Loyalty in Federally Occupied Memphis, 1862–65

Friday, January 2, 2009: 3:30 PM
Clinton Suite (Hilton New York)
Margaret M. Storey , DePaul University, Chicago, IL
In her preface to Disloyalty in the Confederacy, Georgia Lee Tatum noted that the subject of dissent in the Civil War South was marked by “almost insoluble complexities.” Seventy-five years later, scholarship has certainly borne out this observation, at least as far as complexity is concerned. We are lucky to have a host of interesting and provocative studies about the problem of dissent in the Confederacy. Most of these scholars owe much to the ground work laid by Tatum, even as they have carved out essential new categories of analysis and asserted divergent arguments about the nature of and reasons behind “disloyalty.” What has emerged is a view of the Confederate home front that is multi-layered, contradictory, and highly dynamic—one that emphasizes the connections between the military and the civilian as essential to understanding not only the significance of loyalty, but the nature of the Civil War itself.  

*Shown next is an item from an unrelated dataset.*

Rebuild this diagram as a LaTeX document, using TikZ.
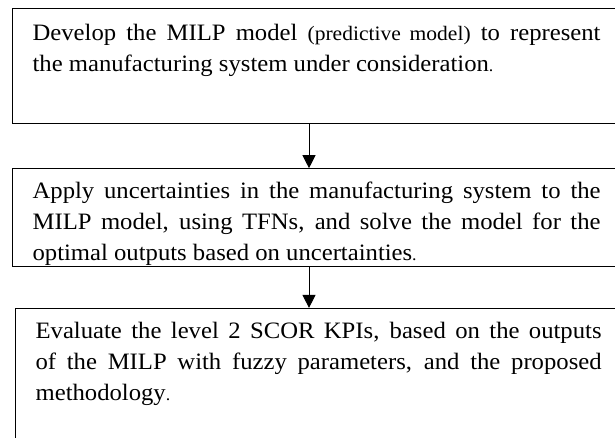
\documentclass[tikz,border=0pt]{standalone}
\usepackage{fontspec}
\setmainfont{Liberation Serif}[FakeStretch=1.05]
\usetikzlibrary{arrows.meta,positioning}
\newcommand{\smallstop}{{\fontsize{17}{31}\selectfont.}}
\newcommand{\smalltext}[1]{{\fontsize{20.5}{31}\selectfont #1}}
\hyphenpenalty=10000
\exhyphenpenalty=10000

\begin{document}
\begin{tikzpicture}[x=1pt,y=-1pt,>={Triangle[width=13pt,length=13pt]},
  stepbox/.style={draw,line width=1.2pt,text width=568pt,inner xsep=20pt,inner ysep=0pt,
    align=justify,font=\fontsize{23.5}{31}\selectfont},
  flowline/.style={->,line width=1pt}]
  \useasboundingbox (0,0) rectangle (615,437);
  \node[stepbox,anchor=north west,text height=32pt,text depth=83pt] (develop) at (12,8)
    {Develop the MILP model \smalltext{(predictive model)} to represent\linebreak the manufacturing system under consideration\smallstop};
  \node[stepbox,below=44pt of develop.south west,anchor=north west,text height=29.5pt,text depth=68pt] (apply)
    {Apply uncertainties in the manufacturing system to the\linebreak MILP model, using TFNs, and solve the model for the\linebreak optimal outputs based on uncertainties\smallstop};
  \node[stepbox,below=41pt of apply.south west,anchor=north west,xshift=3pt,text width=566pt,text height=29.5pt,text depth=150pt] (evaluate)
    {Evaluate the level 2 SCOR KPIs, based on the outputs\linebreak of the MILP with fuzzy parameters, and the proposed\linebreak methodology\smallstop};
  \coordinate (axis) at (309,0);
  \draw[flowline] (develop.south -| axis) -- (apply.north -| axis);
  \draw[flowline] (apply.south -| axis) -- (evaluate.north -| axis);
\end{tikzpicture}
\end{document}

This paper will explore the issues of dissent and disloyalty as they played out among soldiers and civilians in the federally-occupied city of Memphis, Tennessee (1862-1865). Transformed by the Civil War, the city embodied the “almost insoluble complexities” Tatum found central to the study of loyalty on the southern home front. In the words of one Union soldier, the city was “literally full of spies.” Flooded by northern army bureaucrats and soldiers, white unionists and partisan guerrillas, cotton black-marketers and female peddlers, resentful rebels and runaways slaves, Memphis was the site of a headlong collision between civilian loyalties and the exigencies of wartime life. The city thus offer historians an excellent opportunity to examine the many facets of southern loyalties during the war, as well as the role played by civilians in shaping the war and its progress in the West.